The Arabs have been on the losing side of history for over a thousand years. After hitting a pinnacle over a thousand years ago there came centuries of civil war, Mongols, crusaders, and finally conquest by the Turks. All this plunged the Arab nations into what seemed like perpetual servitude to foreigners. When European armies shattered the Turkish empire early in the 20th century, a new age seemed at hand. But the Europeans didn’t just walk away, they took half a century to finally leave. Since then, the Arab world, despite all that oil wealth, has made little economic, or any other, progress. It seems that the habits developed to help them survive centuries of subjugation have hindered them once they were free.

The problem with these traditional attitudes is that they are out of sync with the way the world is today. The Arab countries are all independent, yet many of the rulers act like foreign conquerors will return at any time. The centuries of subjugation lasted so long partly because the Turks were good at playing one faction against another. This created the habit of mistrust and deception within the Arab community. Family came first because family was all you could depend on. This caused problems when it came to selecting national leaders after the Turks were gone because these guys tended to look out for their family and friends first, and the rest of the nation was a distant second.

Al Qaeda, the Moslem Brotherhood, Hamas, Hezbollah and many other religion based organizations try to break out of the corruption and small mindedness by using religion to unify people. While it sounds good in theory, old school Islam preaches a lifestyle more in tune with the 7th century, than the 21st. The leaders of these religious groups have not found a way to overcome that problem. Worse, many of these groups have come to believe that terrorism and violence will bring victory. It won’t, and opinion surveys in Arab countries show that support for such tactics is falling.
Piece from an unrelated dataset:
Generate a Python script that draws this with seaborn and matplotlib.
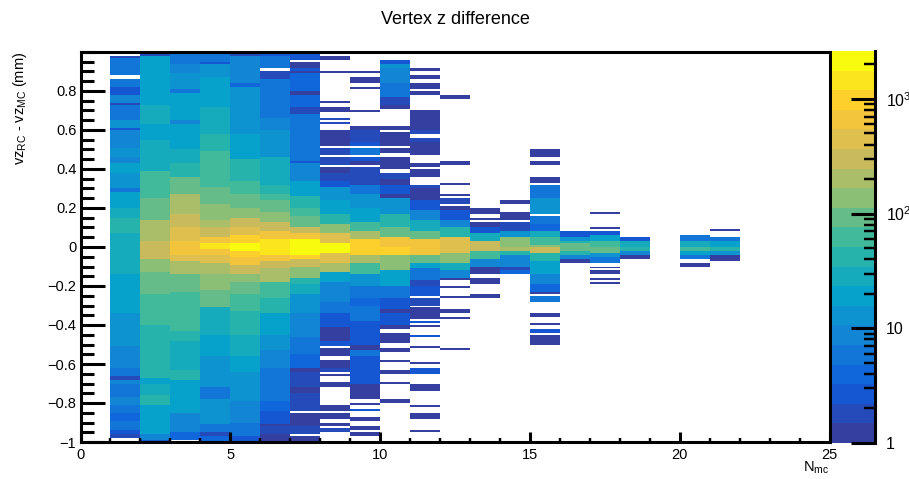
import numpy as np
import pandas as pd
import matplotlib
matplotlib.use("Agg")
import matplotlib.pyplot as plt
from matplotlib.colors import LinearSegmentedColormap, LogNorm
from matplotlib.ticker import LogLocator, NullFormatter, MultipleLocator
import seaborn as sns

TITLE = "Vertex z difference"
X_TICKS = [0, 5, 10, 15, 20, 25]
Y_TICKS = [-1, -0.8, -0.6, -0.4, -0.2, 0, 0.2, 0.4, 0.6, 0.8]
Y_LABELS = ["\u22121", "\u22120.8", "\u22120.6", "\u22120.4", "\u22120.2", "0", "0.2", "0.4", "0.6", "0.8"]
CB_TICKS = [1, 10, 100, 1000]
CB_LABELS = ["1", "10", r"$\mathregular{10^{2}}$", r"$\mathregular{10^{3}}$"]
Z_MIN, Z_MAX = 1, 2620
PALETTE = ["#353fa0", "#0f5cdd", "#1481d6", "#06a4ca", "#2eb7a4", "#87bf77", "#d1bb59", "#fec832", "#f9fb0e"]

# Each list: (vz low, vz high, entries) bands, one list per N_mc column
n1 = [(-.985,-.96,2),(-.96,-.945,3),(-.945,-.89,5),(-.89,-.855,4),(-.855,-.815,6),(-.805,-.77,8),(-.77,-.745,5),(-.745,-.70,6),(-.70,-.665,8),(-.675,-.66,2),(-.66,-.615,7),(-.615,-.555,9),(-.555,-.51,8),(-.51,-.40,12),(-.40,-.34,15),(-.34,-.22,20),(-.22,-.135,18),(-.135,-.025,28),(-.025,0,30),
      (0,.07,30),(.07,.15,35),(.15,.2,28),(.2,.285,18),(.285,.3,6),(.3,.375,15),(.375,.43,17),(.43,.455,10),(.455,.51,14),(.51,.6,10),(.6,.61,3),(.61,.65,12),(.65,.73,7),(.73,.74,2),(.74,.78,8),(.78,.82,3),(.82,.86,7),(.88,.97,7),(.97,.98,2)]
n2 = [(-1,-.99,3),(-.99,-.96,9),(-.96,-.9,17),(-.9,-.81,22),(-.81,-.76,45),(-.76,-.70,33),(-.70,-.67,22),(-.67,-.565,35),(-.565,-.48,48),(-.48,-.4,40),(-.4,-.24,60),(-.24,-.13,80),(-.13,-.06,150),(-.06,0,260),
      (0,.035,260),(.035,.135,170),(.135,.19,90),(.19,.255,110),(.255,.39,75),(.39,.55,30),(.55,.63,22),(.63,.73,26),(.73,.94,20),(.94,.98,16),(.98,1,2)]
n3 = [(-.99,-.95,4),(-.95,-.855,8),(-.855,-.75,16),(-.75,-.68,22),(-.68,-.63,36),(-.63,-.51,28),(-.51,-.48,33),(-.48,-.43,45),(-.43,-.3,55),(-.3,-.23,75),(-.23,-.145,110),(-.145,-.07,200),(-.07,-.035,400),(-.035,0,600),
      (0,.035,560),(.035,.095,450),(.095,.17,280),(.17,.265,180),(.265,.34,100),(.34,.36,80),(.36,.43,45),(.43,.5,30),(.5,.63,22),(.63,.65,10),(.65,.79,16),(.79,.81,6),(.81,.89,12),(.89,.94,9),(.94,.99,6)]
n4 = [(-1,-.975,4),(-.975,-.95,2),(-.95,-.905,5),(-.905,-.78,12),(-.78,-.72,6),(-.72,-.65,14),(-.65,-.555,15),(-.555,-.45,18),(-.45,-.375,25),(-.375,-.31,30),(-.31,-.22,80),(-.22,-.145,120),(-.145,-.085,170),(-.085,-.04,450),(-.04,-.01,800),(-.01,0,1300),
      (0,.025,1300),(.025,.05,700),(.05,.1,340),(.1,.145,220),(.145,.22,130),(.22,.31,110),(.31,.435,55),(.435,.49,75),(.49,.58,35),(.58,.72,24),(.72,.87,16),(.87,.935,11),(.935,.95,3),(.95,.99,5)]
n5 = [(-1,-.975,3),(-.975,-.94,5),(-.94,-.9,7),(-.9,-.785,10),(-.785,-.725,12),(-.725,-.64,14),(-.64,-.555,17),(-.555,-.45,25),(-.45,-.33,36),(-.33,-.24,55),(-.24,-.18,90),(-.18,-.135,150),(-.135,-.09,260),(-.09,-.05,550),(-.05,-.025,1100),(-.025,0,1900),
      (0,.025,1900),(.025,.06,1000),(.06,.1,520),(.1,.15,270),(.15,.2,130),(.2,.27,100),(.27,.34,60),(.34,.45,35),(.45,.58,17),(.58,.65,12),(.65,.825,14),(.825,.84,4),(.84,.98,10),(.98,1,2)]
n6 = [(-1,-.965,1),(-.965,-.915,2),(-.915,-.905,1),(-.905,-.84,3),(-.84,-.785,4),(-.785,-.7,5),(-.7,-.625,7),(-.625,-.53,10),(-.53,-.445,14),(-.445,-.335,22),(-.335,-.255,45),(-.255,-.18,70),(-.18,-.11,170),(-.11,-.07,350),(-.07,-.035,700),(-.035,0,1500),
      (0,.04,1500),(.04,.075,650),(.075,.13,300),(.13,.18,160),(.18,.24,110),(.24,.275,60),(.275,.325,40),(.325,.455,26),(.455,.53,15),(.53,.6,12),(.6,.665,10),(.665,.8,7),(.8,.865,6),(.865,.905,2),(.915,.975,7),(.985,1,3)]
n7 = [(-1,-.97,1),(-.96,-.92,2),(-.915,-.855,1),(-.84,-.75,2),(-.75,-.72,1),(-.72,-.64,2),(-.64,-.615,1),(-.615,-.545,4),(-.545,-.46,6),(-.46,-.335,10),(-.335,-.24,14),(-.24,-.19,25),(-.19,-.155,40),(-.155,-.1,120),(-.1,-.06,350),(-.06,-.04,1000),(-.04,0,2400),
      (0,.04,2400),(.04,.07,800),(.07,.1,300),(.1,.155,110),(.155,.205,70),(.205,.26,45),(.26,.34,16),(.34,.43,8),(.43,.445,3),(.445,.57,5),(.57,.615,7),(.615,.675,5),(.675,.725,2),(.725,.785,4),(.785,.795,1),(.795,.89,4),(.89,.905,1),(.905,.925,3),(.925,.95,1),(.955,.99,3)]
n8 = [(-.95,-.925,2),(-.915,-.895,1),(-.88,-.855,1),(-.84,-.81,1),(-.72,-.69,1),(-.665,-.65,1),(-.64,-.625,2),(-.615,-.58,1),(-.555,-.52,1),(-.51,-.48,3),(-.48,-.41,1),(-.41,-.335,3),(-.335,-.275,6),(-.275,-.18,10),(-.18,-.13,20),(-.13,-.085,180),(-.085,-.03,500),(-.03,0,2000),
      (0,.025,1800),(.025,.07,400),(.07,.12,120),(.12,.17,45),(.17,.24,22),(.24,.31,12),(.31,.34,3),(.34,.375,2),(.375,.41,1),(.42,.46,2),(.47,.51,2),(.52,.555,1),(.565,.605,1),(.615,.625,1),(.63,.645,2),(.65,.665,2),(.69,.715,1),(.74,.75,1),(.775,.785,1),(.89,.905,1),(.965,.98,1)]
n9 = [(-.975,-.95,1),(-.94,-.92,1),(-.89,-.87,1),(-.84,-.83,3),(-.805,-.795,1),(-.78,-.7,1),(-.7,-.565,3),(-.565,-.53,6),(-.53,-.495,1),(-.495,-.375,3),(-.375,-.3,7),(-.3,-.265,4),(-.265,-.205,7),(-.205,-.135,15),(-.135,-.085,60),(-.085,-.04,200),(-.04,0,1000),
      (0,.04,1000),(.04,.085,200),(.085,.13,60),(.13,.205,20),(.205,.275,12),(.275,.325,5),(.325,.37,2),(.37,.41,2),(.415,.44,1),(.44,.465,3),(.47,.51,5),(.515,.54,3),(.545,.595,2),(.6,.62,1),(.695,.705,1),(.805,.815,1),(.845,.87,1),(.89,.9,1)]
n10 = [(-.795,-.78,1),(-.705,-.695,1),(-.65,-.63,1),(-.59,-.58,1),(-.535,-.525,1),(-.49,-.435,1),(-.42,-.4,1),(-.4,-.335,3),(-.335,-.315,1),(-.315,-.255,3),(-.255,-.205,7),(-.205,-.12,20),(-.12,-.04,130),(-.04,0,900),
       (0,.05,700),(.05,.1,110),(.1,.17,40),(.17,.255,15),(.255,.275,1),(.275,.325,3),(.325,.35,1),(.35,.38,2),(.395,.465,1),(.485,.51,1),(.515,.555,1),(.565,.59,1),(.595,.62,1),(.71,.73,1),(.73,.77,2),(.77,.84,5),(.84,.925,10),(.925,.94,14),(.94,.96,3)]
n11 = [(-.955,-.94,1),(-.875,-.85,1),(-.82,-.805,1),(-.74,-.725,1),(-.72,-.7,1),(-.65,-.625,3),(-.605,-.59,1),(-.525,-.51,1),(-.46,-.445,3),(-.41,-.395,1),(-.39,-.375,3),(-.37,-.31,1),(-.3,-.26,2),(-.25,-.205,3),(-.205,-.17,2),(-.17,-.135,7),(-.135,-.11,5),(-.11,-.085,20),(-.085,-.04,100),(-.04,0,800),
       (0,.04,650),(.04,.085,90),(.085,.135,25),(.135,.19,10),(.19,.24,3),(.24,.3,1),(.3,.325,2),(.355,.405,1),(.41,.43,1),(.47,.495,1),(.5,.515,1),(.52,.535,1),(.54,.555,2),(.575,.6,2),(.6,.655,1),(.66,.68,1),(.685,.7,1),(.785,.8,1),(.81,.835,1),(.865,.88,1),(.905,.915,1)]
n12 = [(-.53,-.52,1),(-.37,-.36,1),(-.335,-.32,1),(-.265,-.25,1),(-.21,-.195,1),(-.17,-.16,1),(-.155,-.115,8),(-.115,-.08,25),(-.08,-.03,120),(-.03,0,500),
       (0,.05,480),(.05,.095,50),(.095,.145,10),(.145,.19,3),(.19,.21,1),(.215,.255,2),(.26,.275,1),(.315,.33,1),(.425,.435,1),(.765,.78,1)]
n13 = [(-.26,-.245,1),(-.19,-.165,1),(-.135,-.095,1),(-.095,-.06,10),(-.06,-.025,60),(-.025,0,350),
       (0,.035,300),(.035,.07,25),(.07,.1,3),(.1,.13,1),(.135,.15,1),(.17,.195,1)]
n14 = [(-.14,-.12,4),(-.115,-.095,2),(-.095,-.045,10),(-.045,-.02,45),(-.02,0,170),
       (0,.05,150),(.05,.085,15),(.085,.13,2),(.145,.185,1),(.22,.24,1)]
n15 = [(-.5,-.485,1),(-.48,-.445,1),(-.44,-.42,3),(-.4,-.39,1),(-.36,-.345,1),(-.28,-.25,5),(-.245,-.23,1),(-.23,-.19,4),(-.19,-.135,9),(-.135,-.07,18),(-.07,-.03,45),(-.03,0,300),
       (0,.015,140),(.015,.05,60),(.05,.085,30),(.085,.125,4),(.125,.165,6),(.17,.21,12),(.21,.255,15),(.255,.29,6),(.29,.32,7),(.33,.365,1),(.425,.435,1),(.46,.475,1),(.48,.5,1)]
n16 = [(-.085,-.065,1),(-.065,-.04,8),(-.04,-.02,35),(-.02,0,100),
       (0,.02,100),(.02,.035,40),(.035,.05,12),(.05,.085,3)]
n17 = [(-.19,-.175,1),(-.17,-.155,1),(-.14,-.125,1),(-.11,-.095,1),(-.085,-.05,6),(-.05,-.03,15),(-.03,0,80),
       (0,.035,60),(.035,.06,20),(.06,.085,3),(.09,.105,1),(.17,.185,1)]
n18 = [(-.055,-.04,1),(-.04,-.02,8),(-.02,0,35),(0,.03,30),(.03,.05,3)]
n19 = []
n20 = [(-.105,-.08,1),(-.065,-.035,6),(-.035,-.02,20),(-.02,0,70),(0,.035,25),(.035,.06,6)]
n21 = [(-.07,-.045,1),(-.045,-.02,12),(-.02,0,45),(0,.035,22),(.035,.05,5),(.08,.09,1)]
COLUMNS = {1: n1, 2: n2, 3: n3, 4: n4, 5: n5, 6: n6, 7: n7, 8: n8, 9: n9, 10: n10, 11: n11,
           12: n12, 13: n13, 14: n14, 15: n15, 16: n16, 17: n17, 18: n18, 19: n19, 20: n20, 21: n21}

# Histogram of 25 N_mc bins by 200 vz bins of width 0.01 mm
grid = np.full((200, 25), np.nan)
for col, bands in COLUMNS.items():
    for lo, hi, count in bands:
        grid[int(round((lo + 1) * 100)):int(round((hi + 1) * 100)), col] = count
frame = pd.DataFrame(grid)

plt.rcParams["font.family"] = ["Liberation Sans", "DejaVu Sans"]
plt.rcParams["mathtext.fontset"] = "custom"
plt.rcParams["mathtext.rm"] = "Liberation Sans"
plt.rcParams["mathtext.default"] = "regular"

W, H = 909, 479
LW = 2.2
fig = plt.figure(figsize=(W / 100, H / 100), dpi=100)
ax = fig.add_axes([80.5 / W, 1 - 442 / H, 749 / W, 390 / H])
cax = fig.add_axes([832 / W, 1 - 443 / H, 43 / W, 392 / H])

cmap = LinearSegmentedColormap.from_list("bird", PALETTE, N=20)
sns.heatmap(frame, ax=ax, cbar_ax=cax, cmap=cmap, norm=LogNorm(Z_MIN, Z_MAX),
            xticklabels=False, yticklabels=False)

ax.set_xlim(0, 25)
ax.set_ylim(0, 200)
for s in ax.spines.values():
    s.set_visible(True)
    s.set_linewidth(LW)
    s.set_color("black")
ax.set_xticks(X_TICKS, [str(v) for v in X_TICKS])
ax.set_yticks([(v + 1) * 100 for v in Y_TICKS], Y_LABELS)
ax.xaxis.set_minor_locator(MultipleLocator(1))
ax.yaxis.set_minor_locator(MultipleLocator(5))
ax.tick_params(axis="x", which="major", direction="in", length=7.2, width=LW, labelsize=10.5, pad=4, top=False)
ax.tick_params(axis="x", which="minor", direction="in", length=3, width=LW * .8, top=False)
ax.tick_params(axis="y", which="major", direction="in", length=17, width=LW, labelsize=10.5, pad=3, right=False)
ax.tick_params(axis="y", which="minor", direction="in", length=9, width=LW, right=False)
ax.set_xlabel("")
ax.set_ylabel("")

cax.yaxis.set_ticks_position("right")
cax.set_yticks(CB_TICKS, CB_LABELS)
cax.yaxis.set_minor_locator(LogLocator(base=10, subs=range(2, 10)))
cax.yaxis.set_minor_formatter(NullFormatter())
cax.tick_params(axis="y", which="major", direction="in", length=17, width=LW, labelsize=11.5, pad=8)
cax.tick_params(axis="y", which="minor", direction="in", length=8, width=LW * .8)
for name, s in cax.spines.items():
    s.set_visible(name == "right")
    s.set_linewidth(LW)
    s.set_color("black")
cax.set_ylim(Z_MIN, Z_MAX)

fig.text(455 / W, 1 - 20 / H, TITLE, ha="center", va="center", fontsize=13)
fig.text(20 / W, 1 - 52 / H, r"vz$_{RC}$ - vz$_{MC}$ (mm)", rotation=90, ha="center", va="top", fontsize=10.5)
fig.text(829 / W, 1 - 468 / H, r"N$_{mc}$", ha="right", va="center", fontsize=10.5)

fig.savefig("out.png", dpi=100)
What keeps the terrorist groups going is publicity, for they can turn even bad news about their activities into something positive. Up to a point. Al Qaeda became more hated in Iraq than anywhere else in the world because Iraqis have suffered the most from al Qaeda terror. No amount of media spin can change that. Yet Islamic terror groups survive in Iraq. The most active ones are Sunni Arab (like al Qaeda) and they thrive because the Sunni minority in Iraq used to have it all because they had run the place for centuries until 2003. After Saddam fell the majority Shia took over. They also took most of the government jobs the Sunni Arabs had, as well as the majority share of the oil income. This was a very abrupt change in fortune and many Sunni Arabs are desperate to regain their privileged position. The more practical Sunni Arabs try to do what minorities do all over the Middle East: make themselves useful and make the most of their superior education and skills. That often does not work in Iraq because the Shia don’t trust Sunni Arabs in general. As a result, many of the most capable Sunni Arabs have fled Iraq and tried to settle in the West or other Sunni Arab states that need their skills. Those who could not emigrate are left with despair and the brief elation that comes from each terror attack. Killing some of the hated Shia via a suicide bomb is seen as a victory and celebrated as such. It keeps a lot of Sunni Arabs going, albeit in a direction that does not help their economic condition.

But in many other parts of the world, especially those that have experienced little Islamic terrorism, and contain a lot of poverty stricken and badly governed Moslems, al Qaeda still appears to be a band of heroes, out to make things right for Moslems everywhere.

In addition to this reality, counter-terror efforts also have to deal with European hostility to America’s aggressive approach to dealing with the problem. There’s also an underlying anti-American attitude the Europeans have always had, which is now louder and more visible than in the recent past. The Europeans are so angry that they will even support some of the Arab fantasies, mostly in print, but sometimes in more tangible terms. Thus the war on terror has to deal with European fantasies, as well as the Arab ones.